→ EXERCISE TASK: Pictures excluded, return the lines below from the first through the line holding "const chart = echarts.init(document.getElementById('chart'))".

→ COLLECTED DATA:
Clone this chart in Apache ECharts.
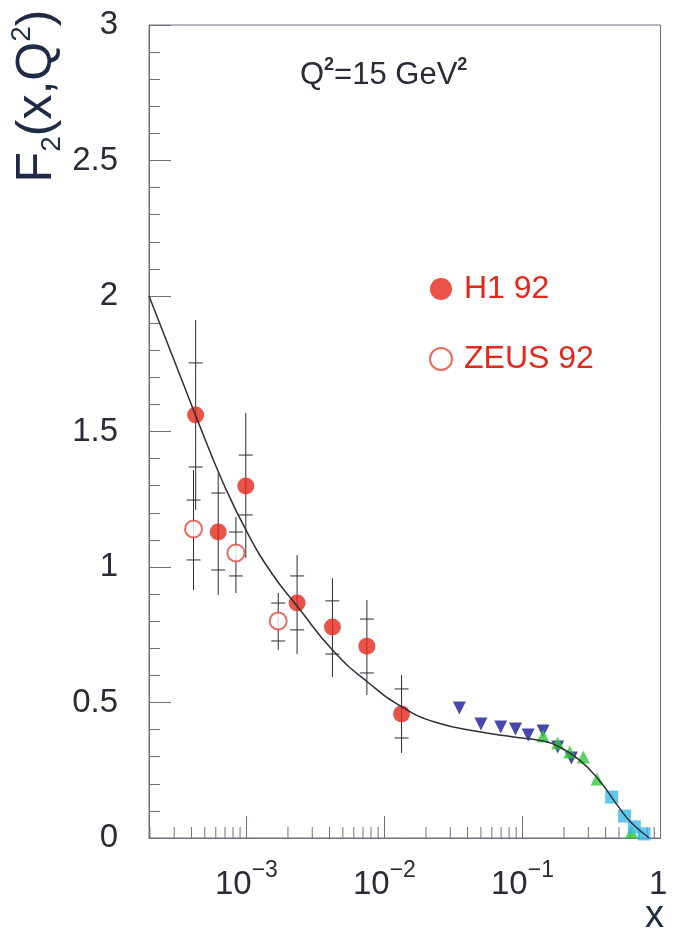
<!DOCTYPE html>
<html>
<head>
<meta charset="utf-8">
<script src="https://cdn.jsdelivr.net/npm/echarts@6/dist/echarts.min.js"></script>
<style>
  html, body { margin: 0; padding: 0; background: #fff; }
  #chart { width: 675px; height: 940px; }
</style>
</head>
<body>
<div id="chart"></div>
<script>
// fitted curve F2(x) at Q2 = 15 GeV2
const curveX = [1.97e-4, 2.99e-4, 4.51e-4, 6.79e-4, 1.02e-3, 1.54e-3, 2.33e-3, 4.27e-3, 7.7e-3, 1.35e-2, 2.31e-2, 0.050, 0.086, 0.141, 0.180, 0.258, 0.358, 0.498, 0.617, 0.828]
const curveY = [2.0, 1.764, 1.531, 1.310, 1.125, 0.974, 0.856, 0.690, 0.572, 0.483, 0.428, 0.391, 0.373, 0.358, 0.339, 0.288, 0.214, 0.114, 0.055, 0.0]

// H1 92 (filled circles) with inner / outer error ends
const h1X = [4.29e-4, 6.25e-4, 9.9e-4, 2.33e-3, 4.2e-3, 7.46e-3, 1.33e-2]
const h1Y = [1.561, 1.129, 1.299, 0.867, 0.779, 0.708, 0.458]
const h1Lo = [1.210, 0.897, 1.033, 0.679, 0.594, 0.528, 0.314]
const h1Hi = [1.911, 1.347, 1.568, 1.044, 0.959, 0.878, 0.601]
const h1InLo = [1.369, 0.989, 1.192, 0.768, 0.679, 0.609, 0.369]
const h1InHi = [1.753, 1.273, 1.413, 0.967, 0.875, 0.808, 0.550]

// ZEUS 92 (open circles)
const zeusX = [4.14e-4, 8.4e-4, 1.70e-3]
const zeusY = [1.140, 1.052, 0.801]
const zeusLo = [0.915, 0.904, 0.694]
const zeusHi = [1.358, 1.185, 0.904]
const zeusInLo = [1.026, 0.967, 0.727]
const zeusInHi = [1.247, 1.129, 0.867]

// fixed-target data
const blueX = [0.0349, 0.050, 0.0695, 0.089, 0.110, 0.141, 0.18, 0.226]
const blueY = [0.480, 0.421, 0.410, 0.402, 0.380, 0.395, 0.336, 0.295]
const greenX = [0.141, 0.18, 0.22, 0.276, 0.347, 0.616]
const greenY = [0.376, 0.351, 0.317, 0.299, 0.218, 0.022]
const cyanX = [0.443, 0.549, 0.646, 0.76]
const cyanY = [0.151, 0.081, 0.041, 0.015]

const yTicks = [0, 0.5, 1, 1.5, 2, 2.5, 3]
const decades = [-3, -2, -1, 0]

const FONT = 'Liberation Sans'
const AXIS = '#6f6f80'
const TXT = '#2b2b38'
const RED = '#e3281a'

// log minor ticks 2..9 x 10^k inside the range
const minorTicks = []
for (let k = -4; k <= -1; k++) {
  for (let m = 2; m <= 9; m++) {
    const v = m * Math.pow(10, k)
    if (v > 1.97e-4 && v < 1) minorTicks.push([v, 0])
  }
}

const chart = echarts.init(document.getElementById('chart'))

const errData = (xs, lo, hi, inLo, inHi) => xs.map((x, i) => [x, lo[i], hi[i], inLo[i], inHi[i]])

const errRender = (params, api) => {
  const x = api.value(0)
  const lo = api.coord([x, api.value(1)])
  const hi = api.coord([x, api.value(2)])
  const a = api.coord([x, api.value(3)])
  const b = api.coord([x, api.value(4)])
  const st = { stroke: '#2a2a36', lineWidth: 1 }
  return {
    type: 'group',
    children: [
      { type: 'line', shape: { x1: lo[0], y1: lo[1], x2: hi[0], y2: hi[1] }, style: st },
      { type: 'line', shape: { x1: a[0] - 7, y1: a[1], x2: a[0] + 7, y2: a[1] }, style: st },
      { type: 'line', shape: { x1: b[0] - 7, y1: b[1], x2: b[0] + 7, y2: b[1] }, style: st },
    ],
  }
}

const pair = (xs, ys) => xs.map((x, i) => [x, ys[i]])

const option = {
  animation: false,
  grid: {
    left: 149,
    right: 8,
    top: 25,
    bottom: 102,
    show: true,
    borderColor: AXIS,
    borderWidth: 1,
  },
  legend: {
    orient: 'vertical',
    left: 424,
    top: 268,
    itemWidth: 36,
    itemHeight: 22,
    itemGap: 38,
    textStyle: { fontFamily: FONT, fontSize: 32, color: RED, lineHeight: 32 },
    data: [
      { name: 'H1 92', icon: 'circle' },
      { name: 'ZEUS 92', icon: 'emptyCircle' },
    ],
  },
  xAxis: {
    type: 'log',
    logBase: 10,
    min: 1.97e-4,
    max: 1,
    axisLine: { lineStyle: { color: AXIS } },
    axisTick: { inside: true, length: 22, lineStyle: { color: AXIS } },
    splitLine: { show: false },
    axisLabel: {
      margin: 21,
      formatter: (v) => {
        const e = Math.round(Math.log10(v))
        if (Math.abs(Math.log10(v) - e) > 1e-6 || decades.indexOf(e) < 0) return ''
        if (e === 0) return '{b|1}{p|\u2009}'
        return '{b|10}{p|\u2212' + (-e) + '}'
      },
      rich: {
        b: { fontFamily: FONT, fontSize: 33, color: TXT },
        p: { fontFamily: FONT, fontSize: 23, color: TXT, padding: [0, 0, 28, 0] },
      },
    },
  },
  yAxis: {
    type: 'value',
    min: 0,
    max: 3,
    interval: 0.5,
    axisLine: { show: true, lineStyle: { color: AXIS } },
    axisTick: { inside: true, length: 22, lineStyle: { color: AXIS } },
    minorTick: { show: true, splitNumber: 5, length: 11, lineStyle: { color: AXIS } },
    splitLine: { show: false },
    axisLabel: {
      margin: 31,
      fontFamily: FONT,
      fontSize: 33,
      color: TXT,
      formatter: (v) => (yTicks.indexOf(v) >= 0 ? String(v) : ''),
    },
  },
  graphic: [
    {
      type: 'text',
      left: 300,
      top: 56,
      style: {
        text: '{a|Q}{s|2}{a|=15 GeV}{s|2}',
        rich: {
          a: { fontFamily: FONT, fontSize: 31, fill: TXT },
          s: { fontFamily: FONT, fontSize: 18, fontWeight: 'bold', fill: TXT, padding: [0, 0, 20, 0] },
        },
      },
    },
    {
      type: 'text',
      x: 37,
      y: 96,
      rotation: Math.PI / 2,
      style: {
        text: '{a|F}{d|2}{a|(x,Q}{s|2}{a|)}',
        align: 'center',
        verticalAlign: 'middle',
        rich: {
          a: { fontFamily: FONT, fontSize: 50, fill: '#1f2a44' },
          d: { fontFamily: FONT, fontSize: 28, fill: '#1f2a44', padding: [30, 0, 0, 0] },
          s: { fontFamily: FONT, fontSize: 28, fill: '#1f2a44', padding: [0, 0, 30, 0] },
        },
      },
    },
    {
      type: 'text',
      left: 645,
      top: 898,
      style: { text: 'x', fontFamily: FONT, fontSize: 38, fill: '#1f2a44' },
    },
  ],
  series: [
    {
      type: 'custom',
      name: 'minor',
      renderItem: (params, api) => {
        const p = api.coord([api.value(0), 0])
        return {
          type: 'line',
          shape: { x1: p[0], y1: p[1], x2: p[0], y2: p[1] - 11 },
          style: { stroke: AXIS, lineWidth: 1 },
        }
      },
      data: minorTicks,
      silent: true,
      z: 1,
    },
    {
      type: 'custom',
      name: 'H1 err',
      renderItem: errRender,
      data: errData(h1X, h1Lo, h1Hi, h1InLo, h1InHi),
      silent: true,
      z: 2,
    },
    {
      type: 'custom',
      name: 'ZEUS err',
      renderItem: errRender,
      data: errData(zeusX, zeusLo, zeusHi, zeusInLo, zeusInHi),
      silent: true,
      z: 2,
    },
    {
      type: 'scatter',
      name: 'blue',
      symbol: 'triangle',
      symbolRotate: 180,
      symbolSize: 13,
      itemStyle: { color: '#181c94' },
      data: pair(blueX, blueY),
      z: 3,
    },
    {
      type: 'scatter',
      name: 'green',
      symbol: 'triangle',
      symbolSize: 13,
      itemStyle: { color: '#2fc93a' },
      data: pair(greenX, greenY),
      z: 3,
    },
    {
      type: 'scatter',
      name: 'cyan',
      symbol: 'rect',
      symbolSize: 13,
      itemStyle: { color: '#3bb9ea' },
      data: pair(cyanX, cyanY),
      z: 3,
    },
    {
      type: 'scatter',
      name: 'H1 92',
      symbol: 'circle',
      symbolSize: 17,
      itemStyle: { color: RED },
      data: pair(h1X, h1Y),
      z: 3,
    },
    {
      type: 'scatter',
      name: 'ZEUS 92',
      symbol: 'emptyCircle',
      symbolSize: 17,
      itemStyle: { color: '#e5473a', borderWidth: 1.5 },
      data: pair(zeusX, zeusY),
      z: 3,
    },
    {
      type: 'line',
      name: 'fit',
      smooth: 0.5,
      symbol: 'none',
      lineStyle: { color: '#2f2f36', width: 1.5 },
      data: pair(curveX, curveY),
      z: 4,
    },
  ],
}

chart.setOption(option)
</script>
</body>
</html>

→ TASK RESULT:
Clone this chart in Apache ECharts.
<!DOCTYPE html>
<html>
<head>
<meta charset="utf-8">
<script src="https://cdn.jsdelivr.net/npm/echarts@6/dist/echarts.min.js"></script>
<style>
  html, body { margin: 0; padding: 0; background: #fff; }
  #chart { width: 675px; height: 940px; }
</style>
</head>
<body>
<div id="chart"></div>
<script>
// fitted curve F2(x) at Q2 = 15 GeV2
const curveX = [1.97e-4, 2.99e-4, 4.51e-4, 6.79e-4, 1.02e-3, 1.54e-3, 2.33e-3, 4.27e-3, 7.7e-3, 1.35e-2, 2.31e-2, 0.050, 0.086, 0.141, 0.180, 0.258, 0.358, 0.498, 0.617, 0.828]
const curveY = [2.0, 1.764, 1.531, 1.310, 1.125, 0.974, 0.856, 0.690, 0.572, 0.483, 0.428, 0.391, 0.373, 0.358, 0.339, 0.288, 0.214, 0.114, 0.055, 0.0]

// H1 92 (filled circles) with inner / outer error ends
const h1X = [4.29e-4, 6.25e-4, 9.9e-4, 2.33e-3, 4.2e-3, 7.46e-3, 1.33e-2]
const h1Y = [1.561, 1.129, 1.299, 0.867, 0.779, 0.708, 0.458]
const h1Lo = [1.210, 0.897, 1.033, 0.679, 0.594, 0.528, 0.314]
const h1Hi = [1.911, 1.347, 1.568, 1.044, 0.959, 0.878, 0.601]
const h1InLo = [1.369, 0.989, 1.192, 0.768, 0.679, 0.609, 0.369]
const h1InHi = [1.753, 1.273, 1.413, 0.967, 0.875, 0.808, 0.550]

// ZEUS 92 (open circles)
const zeusX = [4.14e-4, 8.4e-4, 1.70e-3]
const zeusY = [1.140, 1.052, 0.801]
const zeusLo = [0.915, 0.904, 0.694]
const zeusHi = [1.358, 1.185, 0.904]
const zeusInLo = [1.026, 0.967, 0.727]
const zeusInHi = [1.247, 1.129, 0.867]

// fixed-target data
const blueX = [0.0349, 0.050, 0.0695, 0.089, 0.110, 0.141, 0.18, 0.226]
const blueY = [0.480, 0.421, 0.410, 0.402, 0.380, 0.395, 0.336, 0.295]
const greenX = [0.141, 0.18, 0.22, 0.276, 0.347, 0.616]
const greenY = [0.376, 0.351, 0.317, 0.299, 0.218, 0.022]
const cyanX = [0.443, 0.549, 0.646, 0.76]
const cyanY = [0.151, 0.081, 0.041, 0.015]

const yTicks = [0, 0.5, 1, 1.5, 2, 2.5, 3]
const decades = [-3, -2, -1, 0]

const FONT = 'Liberation Sans'
const AXIS = '#6f6f80'
const TXT = '#2b2b38'
const RED = '#e3281a'

// log minor ticks 2..9 x 10^k inside the range
const minorTicks = []
for (let k = -4; k <= -1; k++) {
  for (let m = 2; m <= 9; m++) {
    const v = m * Math.pow(10, k)
    if (v > 1.97e-4 && v < 1) minorTicks.push([v, 0])
  }
}

const chart = echarts.init(document.getElementById('chart'))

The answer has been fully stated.